* begin *
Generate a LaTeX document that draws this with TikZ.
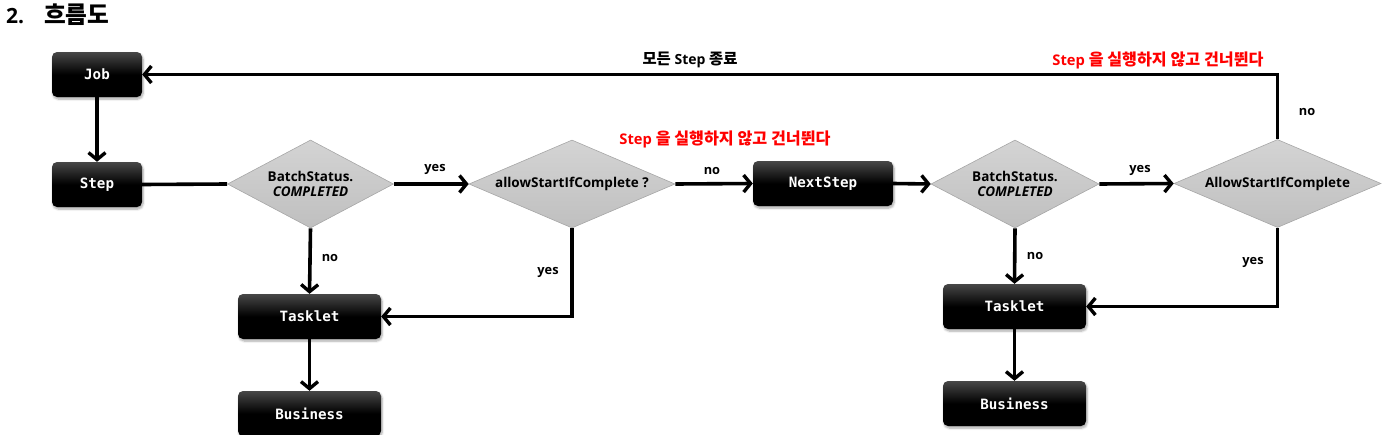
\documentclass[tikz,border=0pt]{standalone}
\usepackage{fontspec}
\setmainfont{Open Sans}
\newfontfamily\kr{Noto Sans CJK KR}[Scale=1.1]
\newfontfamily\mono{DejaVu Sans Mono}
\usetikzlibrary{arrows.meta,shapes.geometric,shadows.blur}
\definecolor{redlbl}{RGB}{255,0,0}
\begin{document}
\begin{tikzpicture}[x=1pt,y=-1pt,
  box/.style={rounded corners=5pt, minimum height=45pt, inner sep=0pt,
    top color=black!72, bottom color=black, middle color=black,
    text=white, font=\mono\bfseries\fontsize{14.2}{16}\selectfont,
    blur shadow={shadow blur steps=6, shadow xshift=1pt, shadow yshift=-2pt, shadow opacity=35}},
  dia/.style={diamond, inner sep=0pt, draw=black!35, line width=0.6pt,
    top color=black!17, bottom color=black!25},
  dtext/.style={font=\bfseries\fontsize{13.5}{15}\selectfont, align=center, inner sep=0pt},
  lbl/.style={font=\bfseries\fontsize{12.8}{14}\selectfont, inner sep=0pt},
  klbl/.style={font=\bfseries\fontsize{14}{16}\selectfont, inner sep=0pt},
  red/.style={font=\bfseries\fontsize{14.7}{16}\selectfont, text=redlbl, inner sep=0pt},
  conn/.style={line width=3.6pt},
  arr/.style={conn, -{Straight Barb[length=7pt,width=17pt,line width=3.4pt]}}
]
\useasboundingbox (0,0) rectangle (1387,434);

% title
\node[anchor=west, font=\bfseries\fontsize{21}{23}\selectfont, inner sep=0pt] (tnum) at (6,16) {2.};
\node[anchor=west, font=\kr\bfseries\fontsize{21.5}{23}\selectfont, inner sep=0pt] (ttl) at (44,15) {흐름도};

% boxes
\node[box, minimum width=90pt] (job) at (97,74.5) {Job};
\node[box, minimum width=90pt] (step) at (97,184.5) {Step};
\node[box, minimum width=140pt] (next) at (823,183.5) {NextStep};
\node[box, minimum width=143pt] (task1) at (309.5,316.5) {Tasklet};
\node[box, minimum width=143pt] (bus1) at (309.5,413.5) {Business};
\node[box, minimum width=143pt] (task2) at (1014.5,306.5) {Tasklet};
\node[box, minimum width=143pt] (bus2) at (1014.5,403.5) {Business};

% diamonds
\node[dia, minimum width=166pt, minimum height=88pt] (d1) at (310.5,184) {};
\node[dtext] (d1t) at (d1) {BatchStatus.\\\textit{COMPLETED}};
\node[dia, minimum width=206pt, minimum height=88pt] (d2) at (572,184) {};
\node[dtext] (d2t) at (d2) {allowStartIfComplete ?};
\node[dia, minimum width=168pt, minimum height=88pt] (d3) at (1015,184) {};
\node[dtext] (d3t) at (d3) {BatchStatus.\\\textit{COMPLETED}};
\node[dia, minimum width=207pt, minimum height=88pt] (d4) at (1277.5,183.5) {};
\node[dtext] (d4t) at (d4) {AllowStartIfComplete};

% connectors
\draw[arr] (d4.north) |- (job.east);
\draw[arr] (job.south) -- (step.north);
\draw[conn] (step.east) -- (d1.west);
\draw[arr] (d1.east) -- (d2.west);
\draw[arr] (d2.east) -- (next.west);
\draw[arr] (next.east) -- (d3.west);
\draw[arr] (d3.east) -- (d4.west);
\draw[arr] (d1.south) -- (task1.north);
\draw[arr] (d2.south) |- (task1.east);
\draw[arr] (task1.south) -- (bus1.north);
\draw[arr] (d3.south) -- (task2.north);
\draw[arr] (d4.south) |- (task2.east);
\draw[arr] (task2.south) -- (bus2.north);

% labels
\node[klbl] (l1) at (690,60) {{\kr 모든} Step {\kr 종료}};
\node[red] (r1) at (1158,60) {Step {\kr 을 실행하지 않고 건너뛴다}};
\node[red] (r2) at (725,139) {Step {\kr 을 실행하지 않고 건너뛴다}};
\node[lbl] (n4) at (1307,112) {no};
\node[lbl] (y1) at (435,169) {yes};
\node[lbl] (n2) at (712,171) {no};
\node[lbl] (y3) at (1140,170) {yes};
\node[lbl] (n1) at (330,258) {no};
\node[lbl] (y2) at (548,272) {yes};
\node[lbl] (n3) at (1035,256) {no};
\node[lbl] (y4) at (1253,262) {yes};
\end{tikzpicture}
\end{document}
* end *
Leave out the pictures and retype every line above exactly.

[Result]
Generate a LaTeX document that draws this with TikZ.
\documentclass[tikz,border=0pt]{standalone}
\usepackage{fontspec}
\setmainfont{Open Sans}
\newfontfamily\kr{Noto Sans CJK KR}[Scale=1.1]
\newfontfamily\mono{DejaVu Sans Mono}
\usetikzlibrary{arrows.meta,shapes.geometric,shadows.blur}
\definecolor{redlbl}{RGB}{255,0,0}
\begin{document}
\begin{tikzpicture}[x=1pt,y=-1pt,
  box/.style={rounded corners=5pt, minimum height=45pt, inner sep=0pt,
    top color=black!72, bottom color=black, middle color=black,
    text=white, font=\mono\bfseries\fontsize{14.2}{16}\selectfont,
    blur shadow={shadow blur steps=6, shadow xshift=1pt, shadow yshift=-2pt, shadow opacity=35}},
  dia/.style={diamond, inner sep=0pt, draw=black!35, line width=0.6pt,
    top color=black!17, bottom color=black!25},
  dtext/.style={font=\bfseries\fontsize{13.5}{15}\selectfont, align=center, inner sep=0pt},
  lbl/.style={font=\bfseries\fontsize{12.8}{14}\selectfont, inner sep=0pt},
  klbl/.style={font=\bfseries\fontsize{14}{16}\selectfont, inner sep=0pt},
  red/.style={font=\bfseries\fontsize{14.7}{16}\selectfont, text=redlbl, inner sep=0pt},
  conn/.style={line width=3.6pt},
  arr/.style={conn, -{Straight Barb[length=7pt,width=17pt,line width=3.4pt]}}
]
\useasboundingbox (0,0) rectangle (1387,434);

% title
\node[anchor=west, font=\bfseries\fontsize{21}{23}\selectfont, inner sep=0pt] (tnum) at (6,16) {2.};
\node[anchor=west, font=\kr\bfseries\fontsize{21.5}{23}\selectfont, inner sep=0pt] (ttl) at (44,15) {흐름도};

% boxes
\node[box, minimum width=90pt] (job) at (97,74.5) {Job};
\node[box, minimum width=90pt] (step) at (97,184.5) {Step};
\node[box, minimum width=140pt] (next) at (823,183.5) {NextStep};
\node[box, minimum width=143pt] (task1) at (309.5,316.5) {Tasklet};
\node[box, minimum width=143pt] (bus1) at (309.5,413.5) {Business};
\node[box, minimum width=143pt] (task2) at (1014.5,306.5) {Tasklet};
\node[box, minimum width=143pt] (bus2) at (1014.5,403.5) {Business};

% diamonds
\node[dia, minimum width=166pt, minimum height=88pt] (d1) at (310.5,184) {};
\node[dtext] (d1t) at (d1) {BatchStatus.\\\textit{COMPLETED}};
\node[dia, minimum width=206pt, minimum height=88pt] (d2) at (572,184) {};
\node[dtext] (d2t) at (d2) {allowStartIfComplete ?};
\node[dia, minimum width=168pt, minimum height=88pt] (d3) at (1015,184) {};
\node[dtext] (d3t) at (d3) {BatchStatus.\\\textit{COMPLETED}};
\node[dia, minimum width=207pt, minimum height=88pt] (d4) at (1277.5,183.5) {};
\node[dtext] (d4t) at (d4) {AllowStartIfComplete};

% connectors
\draw[arr] (d4.north) |- (job.east);
\draw[arr] (job.south) -- (step.north);
\draw[conn] (step.east) -- (d1.west);
\draw[arr] (d1.east) -- (d2.west);
\draw[arr] (d2.east) -- (next.west);
\draw[arr] (next.east) -- (d3.west);
\draw[arr] (d3.east) -- (d4.west);
\draw[arr] (d1.south) -- (task1.north);
\draw[arr] (d2.south) |- (task1.east);
\draw[arr] (task1.south) -- (bus1.north);
\draw[arr] (d3.south) -- (task2.north);
\draw[arr] (d4.south) |- (task2.east);
\draw[arr] (task2.south) -- (bus2.north);

% labels
\node[klbl] (l1) at (690,60) {{\kr 모든} Step {\kr 종료}};
\node[red] (r1) at (1158,60) {Step {\kr 을 실행하지 않고 건너뛴다}};
\node[red] (r2) at (725,139) {Step {\kr 을 실행하지 않고 건너뛴다}};
\node[lbl] (n4) at (1307,112) {no};
\node[lbl] (y1) at (435,169) {yes};
\node[lbl] (n2) at (712,171) {no};
\node[lbl] (y3) at (1140,170) {yes};
\node[lbl] (n1) at (330,258) {no};
\node[lbl] (y2) at (548,272) {yes};
\node[lbl] (n3) at (1035,256) {no};
\node[lbl] (y4) at (1253,262) {yes};
\end{tikzpicture}
\end{document}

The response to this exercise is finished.